As the season nears, it does appear that the Reds will have their running game back. Morgan, who has had three 60-steal years, suffered a pulled abdominal muscle last spring and had only 19 stolen bases for the year. His batting average dropped to .236, from .280 and .320 the two years before. He has had no pain so far this spring. "I'll be running," he says.
Morgan himself raises a larger question. Where is this franchise going? Morgan is the heart of it, the prime mover of the Reds. The fortunes of the team have risen and fallen with his. In Morgan's two most successful years—1975, .327, 107 runs, 94 RBIs and 67 stolen bases; 1976, .320, 113 runs, 111 RBIs and 60 steals—the Reds won the championship, the pennant, the World Series, everything. But he will be 36 in September. Seaver, the only starter they can count on, will be 35 in November. Bench, who has been catching in the majors since he was 19, has caught 1,500 games. At 31 he's an old catcher.
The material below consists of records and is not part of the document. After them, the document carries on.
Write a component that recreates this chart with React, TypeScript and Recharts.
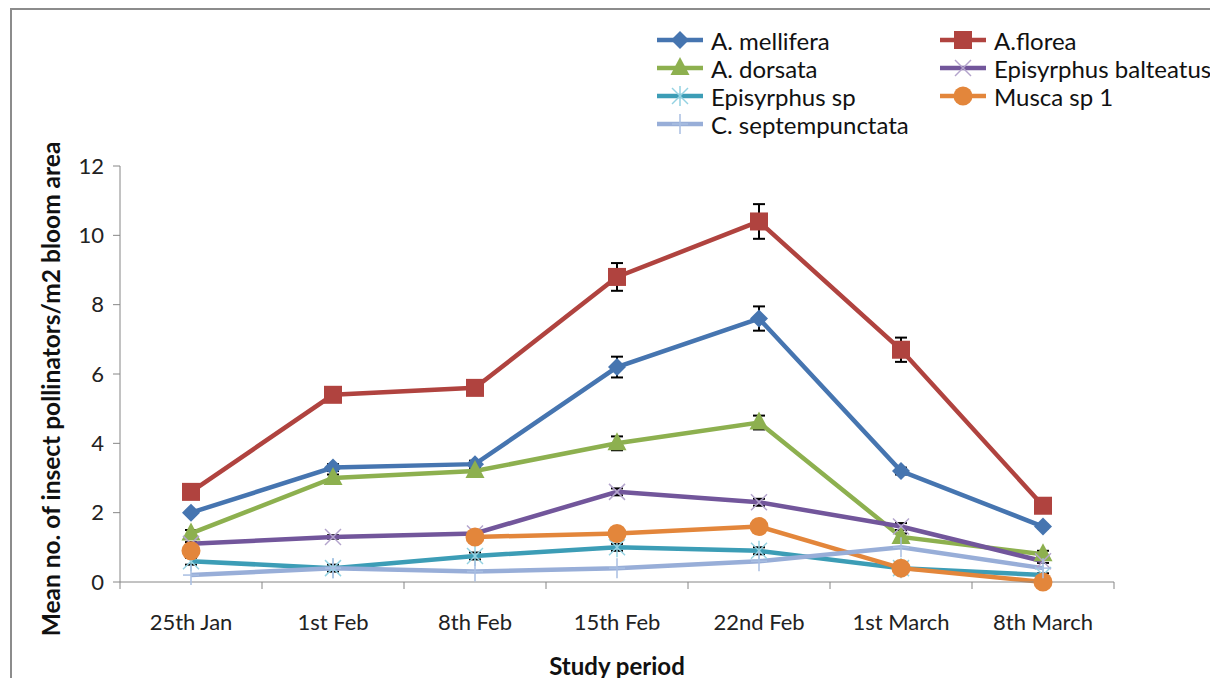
import React from "react";
import { LineChart, Line, XAxis, YAxis, ErrorBar } from "recharts";

// sampling dates
const dates = ["25th Jan", "1st Feb", "8th Feb", "15th Feb", "22nd Feb", "1st March", "8th March"];

// mean no. of pollinators per m2 bloom area
const mellifera = [2.0, 3.3, 3.4, 6.2, 7.6, 3.2, 1.6];
const florea = [2.6, 5.4, 5.6, 8.8, 10.4, 6.7, 2.2];
const dorsata = [1.4, 3.0, 3.2, 4.0, 4.6, 1.3, 0.8];
const balteatus = [1.1, 1.3, 1.4, 2.6, 2.3, 1.6, 0.6];
const episyrphusSp = [0.6, 0.4, 0.75, 1.0, 0.9, 0.4, 0.2];
const musca = [0.9, null, 1.3, 1.4, 1.6, 0.4, 0.0];
const septempunctata = [0.2, 0.4, 0.3, 0.4, 0.6, 1.0, 0.4];

// standard errors
const melliferaErr = [0.05, 0.1, 0.1, 0.3, 0.35, 0.1, 0.05];
const floreaErr = [0.05, 0.2, 0.2, 0.4, 0.5, 0.35, 0.05];
const dorsataErr = [0.1, 0.1, 0.1, 0.2, 0.2, 0.1, 0.1];
const balteatusErr = [0.05, 0.05, 0.05, 0.1, 0.1, 0.1, 0.05];
const episyrphusSpErr = [0.1, 0.1, 0.1, 0.1, 0.1, 0.05, 0.05];

const yTicks = [0, 2, 4, 6, 8, 10, 12];

const data = dates.map((date, i) => ({
    date,
    pos: i + 0.5,
    mellifera: mellifera[i],
    melliferaErr: melliferaErr[i],
    florea: florea[i],
    floreaErr: floreaErr[i],
    dorsata: dorsata[i],
    dorsataErr: dorsataErr[i],
    balteatus: balteatus[i],
    balteatusErr: balteatusErr[i],
    episyrphusSp: episyrphusSp[i],
    episyrphusSpErr: episyrphusSpErr[i],
    musca: musca[i],
    septempunctata: septempunctata[i],
}));

const FONT = "Lato, 'Open Sans', sans-serif";

type MarkerKind = "diamond" | "square" | "triangle" | "x" | "star" | "circle" | "plus";

function Marker({ kind, cx, cy, color, light }: any) {
    switch (kind) {
        case "diamond":
            return (
                <polygon
                    points={`${cx},${cy - 9} ${cx + 9},${cy} ${cx},${cy + 9} ${cx - 9},${cy}`}
                    fill={color}
                />
            );
        case "square":
            return <rect x={cx - 9} y={cy - 9} width={18} height={18} fill={color} />;
        case "triangle":
            return (
                <polygon
                    points={`${cx},${cy - 11} ${cx + 9.5},${cy + 7} ${cx - 9.5},${cy + 7}`}
                    fill={color}
                />
            );
        case "x":
            return (
                <g stroke={light} strokeWidth={1.5}>
                    <line x1={cx - 8} y1={cy - 8} x2={cx + 8} y2={cy + 8} />
                    <line x1={cx - 8} y1={cy + 8} x2={cx + 8} y2={cy - 8} />
                </g>
            );
        case "star":
            return (
                <g stroke={light} strokeWidth={1.5}>
                    <line x1={cx - 8} y1={cy - 8} x2={cx + 8} y2={cy + 8} />
                    <line x1={cx - 8} y1={cy + 8} x2={cx + 8} y2={cy - 8} />
                    <line x1={cx} y1={cy - 10} x2={cx} y2={cy + 10} />
                </g>
            );
        case "circle":
            return <circle cx={cx} cy={cy} r={9.5} fill={color} />;
        case "plus":
            return (
                <g stroke={light} strokeWidth={1.5}>
                    <line x1={cx} y1={cy - 10} x2={cx} y2={cy + 10} />
                    <line x1={cx - 8} y1={cy} x2={cx + 8} y2={cy} />
                </g>
            );
    }
    return null;
}

const series: {
    key: string;
    name: string;
    color: string;
    light: string;
    kind: MarkerKind;
    err?: string;
}[] = [
    { key: "mellifera", name: "A. mellifera", color: "#4675B0", light: "#4675B0", kind: "diamond", err: "melliferaErr" },
    { key: "florea", name: "A.florea", color: "#B0433F", light: "#B0433F", kind: "square", err: "floreaErr" },
    { key: "dorsata", name: "A. dorsata", color: "#8DB04F", light: "#8DB04F", kind: "triangle", err: "dorsataErr" },
    { key: "balteatus", name: "Episyrphus balteatus", color: "#72569B", light: "#B3A4CC", kind: "x", err: "balteatusErr" },
    { key: "episyrphusSp", name: "Episyrphus sp", color: "#3C9DB6", light: "#93D2E2", kind: "star", err: "episyrphusSpErr" },
    { key: "musca", name: "Musca sp 1", color: "#E3863B", light: "#E3863B", kind: "circle" },
    { key: "septempunctata", name: "C. septempunctata", color: "#98AED8", light: "#A8BEE2", kind: "plus" },
];

function ChartLegend() {
    return (
        <div style={{ position: "absolute", left: 0, top: 0 }}>
            {series.map((s, i) => {
                const col = i % 2;
                const row = Math.floor(i / 2);
                const left = col === 0 ? 657 : 940;
                const top = 40 + row * 28;
                return (
                    <div
                        key={s.key}
                        style={{
                            position: "absolute",
                            left,
                            top: top - 14,
                            height: 28,
                            display: "flex",
                            alignItems: "center",
                            whiteSpace: "nowrap",
                        }}
                    >
                        <svg width={48} height={28} style={{ display: "block" }}>
                            <line x1={0} y1={14} x2={46} y2={14} stroke={s.color} strokeWidth={4.5} />
                            <Marker kind={s.kind} cx={23} cy={14} color={s.color} light={s.light} />
                        </svg>
                        <span style={{ fontFamily: FONT, fontSize: 24, color: "#111", marginLeft: 6 }}>
                            {s.name}
                        </span>
                    </div>
                );
            })}
        </div>
    );
}

const axisTick = { fontFamily: FONT, fontSize: 22, fill: "#222" };

function App() {
    return (
        <div style={wrapperStyle}>
            <div style={frameStyle} />
            <LineChart
                width={1210}
                height={678}
                data={data}
                margin={{ top: 166, right: 96, left: 60, bottom: 48 }}
            >
                <XAxis
                    xAxisId="ax0"
                    dataKey="pos"
                    type="number"
                    domain={[0, 7]}
                    ticks={[0, 1, 2, 3, 4, 5, 6, 7]}
                    tickFormatter={() => ""}
                    tickSize={7}
                    height={8}
                    stroke="#868686"
                />
                <XAxis
                    xAxisId="ax1"
                    dataKey="date"
                    type="category"
                    scale="band"
                    axisLine={false}
                    tickLine={false}
                    tickSize={0}
                    tickMargin={24}
                    height={40}
                    interval={0}
                    tick={axisTick}
                />
                <YAxis
                    domain={[0, 12]}
                    ticks={yTicks}
                    width={60}
                    tickSize={7}
                    tickMargin={9}
                    stroke="#868686"
                    tick={axisTick}
                />
                {series.map((s) => (
                    <Line
                        key={s.key}
                        xAxisId="ax0"
                        dataKey={s.key}
                        name={s.name}
                        stroke={s.color}
                        strokeWidth={4.5}
                        isAnimationActive={false}
                        connectNulls={false}
                        activeDot={false}
                        dot={(p: any) =>
                            p.value == null || p.cy == null ? (
                                <g key={p.index} />
                            ) : (
                                <Marker
                                    key={p.index}
                                    kind={s.kind}
                                    cx={p.cx}
                                    cy={p.cy}
                                    color={s.color}
                                    light={s.light}
                                />
                            )
                        }
                    >
                        {s.err && (
                            <ErrorBar
                                dataKey={s.err}
                                direction="y"
                                width={6}
                                strokeWidth={2}
                                stroke="#000"
                                isAnimationActive={false}
                            />
                        )}
                    </Line>
                ))}
            </LineChart>
            <ChartLegend />
            <div style={yTitleStyle}>Mean no. of insect pollinators/m2 bloom area</div>
            <div style={xTitleStyle}>Study period</div>
        </div>
    );
}

const wrapperStyle: React.CSSProperties = {
    position: "absolute",
    left: 0,
    top: 0,
    width: 1210,
    height: 678,
    overflow: "hidden",
    background: "#fff",
};

const frameStyle: React.CSSProperties = {
    position: "absolute",
    left: 10,
    top: 8,
    width: 1240,
    height: 720,
    border: "2px solid #8c8c8c",
};

const yTitleStyle: React.CSSProperties = {
    position: "absolute",
    left: 50,
    top: 389,
    transform: "translate(-50%, -50%) rotate(-90deg)",
    fontFamily: FONT,
    fontWeight: "bold",
    fontSize: 24.5,
    color: "#111",
    whiteSpace: "nowrap",
};

const xTitleStyle: React.CSSProperties = {
    position: "absolute",
    left: 617,
    top: 665,
    transform: "translate(-50%, -50%)",
    fontFamily: FONT,
    fontWeight: "bold",
    fontSize: 24,
    color: "#111",
    whiteSpace: "nowrap",
};

export default App;
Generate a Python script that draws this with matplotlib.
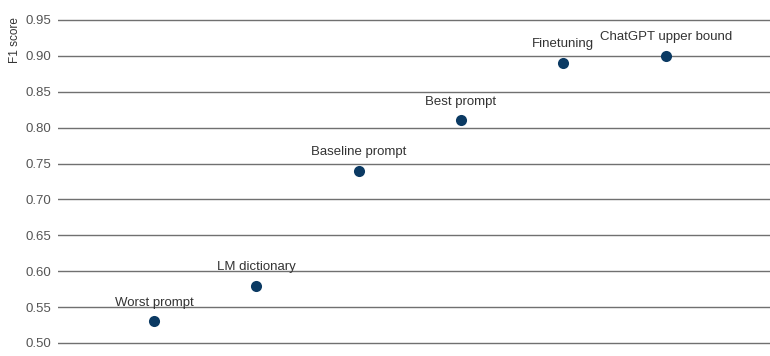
import matplotlib
matplotlib.use("Agg")
import matplotlib.pyplot as plt

categories = ["Worst prompt", "LM dictionary", "Baseline prompt", "Best prompt", "Finetuning", "ChatGPT upper bound"]
f1_scores = [0.53, 0.58, 0.74, 0.81, 0.89, 0.90]
yticks = [0.50, 0.55, 0.60, 0.65, 0.70, 0.75, 0.80, 0.85, 0.90, 0.95]

plt.rcParams['font.family'] = ['Liberation Sans', 'DejaVu Sans']

fig = plt.figure(figsize=(7.7, 3.56), dpi=100)
pad = 0.45 * 2 / 323
ax = fig.add_axes([58/770, 1-345/356, 1-58/770, (345-18)/356])

color = '#0b3a63'
xs = list(range(len(categories)))
ax.scatter(xs, f1_scores, s=64, color=color, zorder=3, linewidths=0)
for x, y, lab in zip(xs, f1_scores, categories):
    ax.annotate(lab, (x, y), xytext=(0, 13.5), textcoords='offset points',
                ha='center', va='center', fontsize=9.5, color='#333333')

ax.set_ylim(0.50 - pad, 0.95 + pad)
ax.set_xlim(-0.94, 6.02)
ax.set_yticks(yticks)
ax.set_yticklabels([f"{t:.2f}" for t in yticks])
ax.set_xticks([])
ax.tick_params(axis='y', length=0, pad=5, labelsize=9.5, labelcolor='#555555')
for s in ax.spines.values():
    s.set_visible(False)
ax.grid(axis='y', color='#707070', linewidth=1.0)
ax.set_axisbelow(True)
fig.text(15/770, 1-40/356, "F1 score", rotation=90, ha='center', va='center', fontsize=8.5, color='#333333')

fig.savefig("out.png", dpi=100)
The Reds are a team on the wane, in part because of their refusal to recognize changes in the way the game is now played off the field. In the first two years of the re-entry draft, they disdainfully declined to draft anyone, much less sign anyone. They viewed the draft as the ruination of baseball. Pitcher Don Gullett left the Reds through free-agentry. Last year they drafted Tommy John but didn't get him—though he actually preferred Cincinnati to New York—because the Reds wouldn't guarantee his contract.
Lee Lacy, who played for L.A. last year, was chosen by Cincinnati in the reentry draft but the Reds couldn't sign him and he ended up in Pittsburgh. They've still signed no one from the reentry draft. And they have lost Pete Rose.
But Sparky Anderson doesn't have to worry about all these things anymore. These days he just has to smile and stick a mike in front of baseball players' faces. Sometimes very familiar faces. It's a funny world.